Faros AI’s 2026 AI Productivity Paradox report, drawn from telemetry across more than 10,000 developers on 1,255 enterprise engineering teams, puts hard numbers to the problem. Engineers using AI tools merged 98% more pull requests than their non-AI peers. But review time for those PRs jumped by 91%. PR size grew by 154%. Net delivery time was flat.

What this means in practice: AI is generating twice the volume of changes, and the review system is absorbing them at roughly the same rate as before — which means reviewers are working significantly harder to stand still. The bottleneck did not disappear. It relocated from the author to the reviewer and the integration pipeline.

The cognitive load problem compounds this. Reviewing AI-generated code is demonstrably harder than reviewing human-written code. Human code carries intent signals — naming choices, comments, structural decisions — that help reviewers reconstruct what the author was thinking. AI output optimizes for plausibility. Reviewers must validate correctness from scratch, not check logic they can partially anticipate.

A separate InfoQ analysis of Agoda’s engineering practice reached a compatible conclusion: AI coding assistants have not moved the needle on delivery speed because coding was never the bottleneck to begin with. At Agoda, the binding constraints were requirements clarity, cross-team coordination, and integration testing — none of which are touched by autocomplete speed.

The pattern holds across other data points. Faros reports that individually, developers complete 21% more tasks with AI assistance — a genuine individual-level productivity gain. But team-level DORA metrics (lead time, deployment frequency, change failure rate) show no corresponding improvement. The 21% gain that flows in gets absorbed by 91% longer review queues before it reaches production. This dynamic is visible in our earlier analysis of the 100x agent illusion and in the broader pattern covered on agentic engineering’s DORA problem.

What High-Absorption Teams Do Differently

The Zendesk framing is useful precisely because it points at structural solutions rather than tool-level ones. You cannot buy absorption capacity by upgrading your AI coding assistant. You build it through architectural and process decisions that predate the AI adoption wave.

Teams with high absorption capacity share identifiable traits. Their systems have clear module boundaries and documented invariants — properties that make AI-generated changes easier to direct and verify. Their review processes are structured around correctness guarantees, not style enforcement. Their definition-of-done includes observable customer outcomes, not just merged PRs.

Metrics selection matters as much as process. The teams capturing the most value from AI tools have stopped measuring AI adoption rates, token counts, and AI-written code percentages.
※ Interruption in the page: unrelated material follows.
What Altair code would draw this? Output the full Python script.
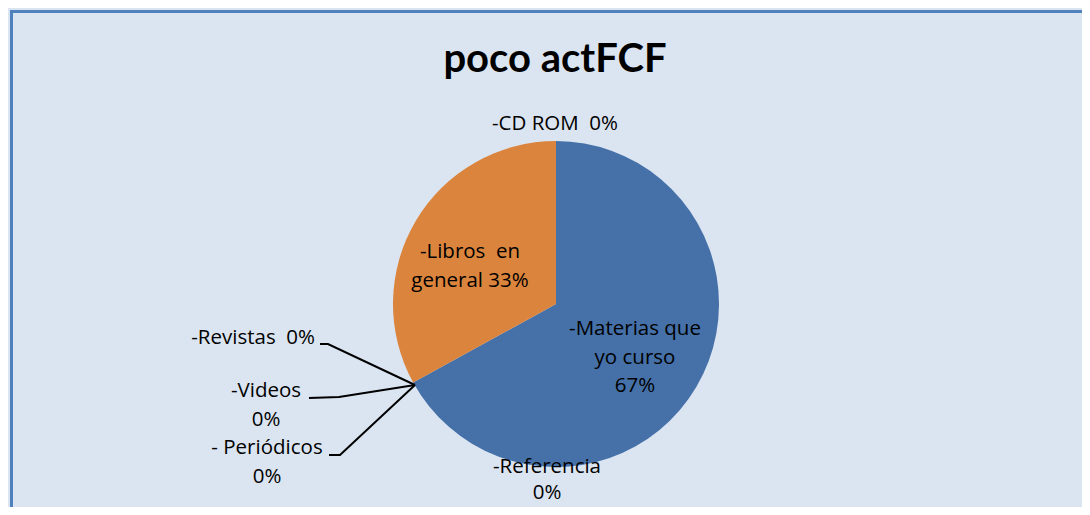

These numbers tell you about output, not throughput. The metrics that correlate with actual business value are: lead time from commit to production, review queue dwell time, change failure rate, and rollback frequency. If those are not improving alongside AI adoption, the absorption capacity problem is already present — it just has not been named yet.

Faros data adds one counterintuitive nuance: teams in the 25–40% AI-written code range outperform both the low-adoption and high-adoption cohorts. Below 25%, teams are not getting enough volume to build AI-review fluency. Above 40%, review bottlenecks saturate and quality signals degrade. The peak is not maximum adoption — it is calibrated adoption paired with absorption infrastructure.

The Organizational Design Problem

Zendesk’s most important contribution is the reframe itself: absorption capacity is an organizational design problem, not a tooling problem. This matters because most enterprise AI adoption programs are still structured as tooling rollouts — buy the license, measure adoption, report the percentage of AI-written code to leadership. That approach measures the wrong layer of the system entirely.

Organizations that will convert AI code generation into durable business value are the ones that treat the review pipeline, the architectural governance process, and the requirements definition workflow as the actual leverage points. AI is a pressure source; absorption capacity is the release valve. Right now, most teams have dramatically increased the pressure without widening the valve.

The engineering leaders who act on this in the next six months — restructuring review workflows, investing in architectural clarity, and redefining success metrics — will have a compounding advantage over those still measuring tokens per developer per day. The code is abundant. The question is whether the organization can absorb what it generates.